Annulation d’un arrêté du maire de Nice

L’arrêté du maire de Nice, pris au nom de l’Etat, portant fermeture de l’établissement Opéra Club a été annulé par les juridictions.  

Troubles à l’ordre public

Cette décision était motivée par les troubles à l’ordre public relevés ainsi que par plusieurs plaintes de riverains enregistrées et un rapport de police.

Aux termes du 2° de l’article L. 3332-15 du code de la santé publique : « 2. En cas d’atteinte à l’ordre public, à la santé, à la tranquillité ou à la moralité publiques, la fermeture peut être ordonnée par le représentant de l’Etat dans le département pour une durée n’excédant pas deux mois. Le représentant de l’Etat dans le département peut réduire la durée de cette fermeture lorsque l’exploitant s’engage à suivre la formation donnant lieu à la délivrance d’un permis d’exploitation visé à l’article L. 3332-1-1. ».

Efforts appréciables  

L’exploitant de la boite de nuit avait organisé la file d’attente pour l’accès à son établissement, en rappelant régulièrement, par ses employés, dont quatre vigiles présents à l’extérieur de l’établissement, et des affiches, la nécessité de respecter la tranquillité du voisinage.

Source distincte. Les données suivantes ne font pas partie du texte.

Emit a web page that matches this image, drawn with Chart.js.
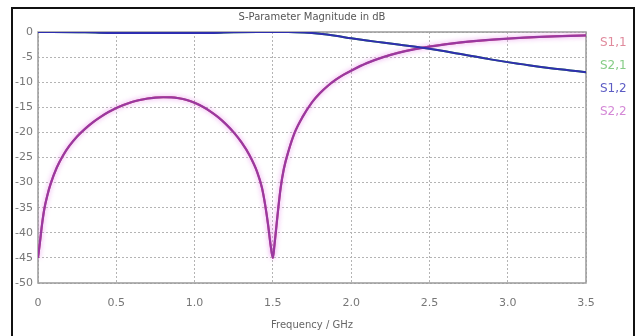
<!DOCTYPE html>
<html>
<head>
<meta charset="utf-8">
<script src="https://cdn.jsdelivr.net/npm/chart.js@4.4.1/dist/chart.umd.min.js"></script>
<style>
    html, body { margin: 0; padding: 0; background: #fff; }
    #sparam { display: block; }
</style>
</head>
<body>
<canvas id="sparam" width="638" height="336"></canvas>
<script>
// Frequency axis (GHz) and magnitude axis (dB) ticks.
var freqTicks = [0, 0.5, 1, 1.5, 2, 2.5, 3, 3.5];
var dbTicks = [0, -5, -10, -15, -20, -25, -30, -35, -40, -45, -50];

// Reflection (S1,1 / S2,2) sampled along frequency.
var reflFreq = [0, 0.012, 0.025, 0.04, 0.06, 0.08, 0.12, 0.16, 0.2, 0.25, 0.3, 0.35, 0.4, 0.45, 0.5, 0.55, 0.6,
    0.65, 0.7, 0.75, 0.8, 0.85, 0.9, 0.95, 1.0, 1.05, 1.1, 1.15, 1.2, 1.25, 1.3, 1.35, 1.4, 1.43, 1.45, 1.47,
    1.485, 1.5, 1.51, 1.52, 1.535, 1.55, 1.57, 1.6, 1.64, 1.69, 1.75, 1.8, 1.85, 1.9, 1.95, 2.0, 2.1, 2.2, 2.3,
    2.4, 2.5, 2.6, 2.7, 2.8, 2.9, 3.0, 3.1, 3.2, 3.3, 3.4, 3.5];
var reflDb = [-45, -42, -38.5, -35.3, -32.5, -30.3, -27.0, -24.6, -22.7, -20.8, -19.3, -18.0, -16.9, -15.95,
    -15.15, -14.5, -13.95, -13.55, -13.25, -13.07, -13.0, -13.02, -13.2, -13.55, -14.1, -14.85, -15.8, -16.95,
    -18.35, -20.0, -22.0, -24.5, -27.9, -31.0, -34.3, -38.5, -42.3, -45, -42.5, -39.5, -35, -31, -27.3, -23.7,
    -20.0, -16.9, -14.0, -12.2, -10.75, -9.55, -8.55, -7.7, -6.2, -5.05, -4.15, -3.45, -2.9, -2.45, -2.08,
    -1.78, -1.53, -1.32, -1.14, -0.99, -0.87, -0.77, -0.69];

// Transmission (S2,1 / S1,2).
var transFreq = [0, 0.3, 0.45, 1.1, 1.25, 1.4, 1.6, 1.7, 1.8, 1.9, 2.0, 2.1, 2.2, 2.3, 2.4, 2.5, 2.6, 2.7, 2.8,
    2.9, 3.0, 3.1, 3.2, 3.3, 3.4, 3.5];
var transDb = [0, -0.05, -0.2, -0.2, -0.05, 0, 0, -0.1, -0.35, -0.75, -1.25, -1.7, -2.1, -2.5, -2.9, -3.35, -3.85,
    -4.4, -4.95, -5.5, -6.0, -6.45, -6.9, -7.3, -7.65, -8.0];

var seriesNames = ['S1,1', 'S2,1', 'S1,2', 'S2,2'];
var legendColors = ['#e08a9c', '#86cc86', '#5c5cc4', '#d488d6'];
var lineColors = ['#d04060', '#40a040', '#2e2eb0', '#9a389f'];
var glowColors = [null, null, null, 'rgba(228, 125, 232, 0.85)'];

function toPoints(xs, ys) {
    return xs.map(function (x, i) {
        return {x: x, y: ys[i]};
    });
}

var fontFamily = '"DejaVu Sans", sans-serif';

/**
 * White page with the black outer frame, plus the plot box.
 */
var framePlugin = {
    id: 'frame',
    beforeDraw: function (chart) {
        var ctx = chart.ctx;
        ctx.save();
        ctx.fillStyle = '#fff';
        ctx.fillRect(0, 0, chart.width, chart.height);
        ctx.strokeStyle = '#111';
        ctx.lineWidth = 2;
        ctx.strokeRect(12, 8, 622, 340);
        ctx.restore();
    },
    beforeDatasetsDraw: function (chart) {
        var a = chart.chartArea;
        var ctx = chart.ctx;
        ctx.save();
        ctx.strokeStyle = '#9a9a9a';
        ctx.lineWidth = 1.5;
        ctx.strokeRect(a.left, a.top, a.right - a.left, a.bottom - a.top);
        ctx.restore();
    },
    // soft halo round the reflection trace
    beforeDatasetDraw: function (chart, args) {
        var glow = glowColors[args.index];
        if (glow) {
            chart.ctx.save();
            chart.ctx.shadowColor = glow;
            chart.ctx.shadowBlur = 5;
        }
    },
    afterDatasetDraw: function (chart, args) {
        if (glowColors[args.index]) {
            chart.ctx.restore();
        }
    }
};

/**
 * Coloured series names to the right of the plot.
 */
var namesPlugin = {
    id: 'seriesNames',
    afterDraw: function (chart) {
        var ctx = chart.ctx;
        var x = chart.chartArea.right + 14;
        ctx.save();
        ctx.font = '12px ' + fontFamily;
        ctx.textBaseline = 'middle';
        ctx.textAlign = 'left';
        seriesNames.forEach(function (name, i) {
            ctx.fillStyle = legendColors[i];
            ctx.fillText(name, x, chart.chartArea.top + 11 + i * 23);
        });
        ctx.restore();
    }
};

function lineSet(i, xs, ys, order, width) {
    return {
        label: seriesNames[i],
        data: toPoints(xs, ys),
        borderColor: lineColors[i],
        backgroundColor: lineColors[i],
        borderWidth: width,
        pointRadius: 0,
        fill: false,
        cubicInterpolationMode: 'monotone',
        order: order
    };
}

var sparamChart = new Chart(document.getElementById('sparam'), {
    type: 'line',
    data: {
        datasets: [
            lineSet(0, reflFreq, reflDb, 2, 2),
            lineSet(1, transFreq, transDb, 2, 2),
            lineSet(2, transFreq, transDb, 1, 2),
            lineSet(3, reflFreq, reflDb, 1, 2.2)
        ]
    },
    plugins: [framePlugin, namesPlugin],
    options: {
        responsive: false,
        animation: false,
        devicePixelRatio: 1,
        layout: {
            padding: {left: 12, right: 52, top: 0, bottom: 0}
        },
        plugins: {
            legend: {display: false},
            tooltip: {enabled: false},
            title: {
                display: true,
                fullSize: false,
                text: 'S-Parameter Magnitude in dB',
                color: '#555',
                font: {family: fontFamily, size: 10, weight: 'normal'},
                padding: {top: 11, bottom: 9}
            }
        },
        scales: {
            x: {
                type: 'linear',
                min: 0,
                max: 3.5,
                afterFit: function (scale) {
                    scale.height = 53;
                },
                afterBuildTicks: function (scale) {
                    scale.ticks = freqTicks.map(function (v) {
                        return {value: v};
                    });
                },
                ticks: {
                    color: '#777',
                    padding: 14,
                    maxRotation: 0,
                    font: {family: fontFamily, size: 11}
                },
                grid: {color: '#b4b4b4', lineWidth: 1, drawTicks: false},
                border: {display: false, dash: [2, 2]},
                title: {
                    display: true,
                    text: 'Frequency / GHz',
                    color: '#666',
                    font: {family: fontFamily, size: 10},
                    padding: {top: 0, bottom: 5}
                }
            },
            y: {
                type: 'linear',
                min: -50,
                max: 0,
                afterFit: function (scale) {
                    scale.width = 26;
                },
                afterBuildTicks: function (scale) {
                    scale.ticks = dbTicks.map(function (v) {
                        return {value: v};
                    });
                },
                ticks: {
                    color: '#777',
                    padding: 5,
                    font: {family: fontFamily, size: 11}
                },
                grid: {color: '#b4b4b4', lineWidth: 1, drawTicks: false},
                border: {display: false, dash: [2, 2]}
            }
        }
    }
});
</script>
</body>
</html>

Par ailleurs, aucune nuisance sonore musicale liée à l’établissement, qui a une isolation phonique satisfaisante et installé un limiteur de puissance sonore de ses installations n’est relevée à son encontre, les débordements musicaux provenant des véhicules ou d’autres bars-discothèques. L’ensemble de ces éléments ne sont pas réellement contestés par l’administration qui a expressément constaté, en mars en se bornant à un avertissement à l’encontre de la société, et dans le cas du présent arrêté en limitant à 8 jours la durée de la fermeture, le contexte particulièrement difficile dans lequel doivent intervenir les exploitants de l’établissement pour préserver la tranquillité du voisinage et également relevé que, postérieurement à un contrôle de police, l’établissement Opéra avait renforcé ses mesures de contrôle, ce qui a d’ailleurs justifié la limitation à 8 jours de la fermeture de l’établissement.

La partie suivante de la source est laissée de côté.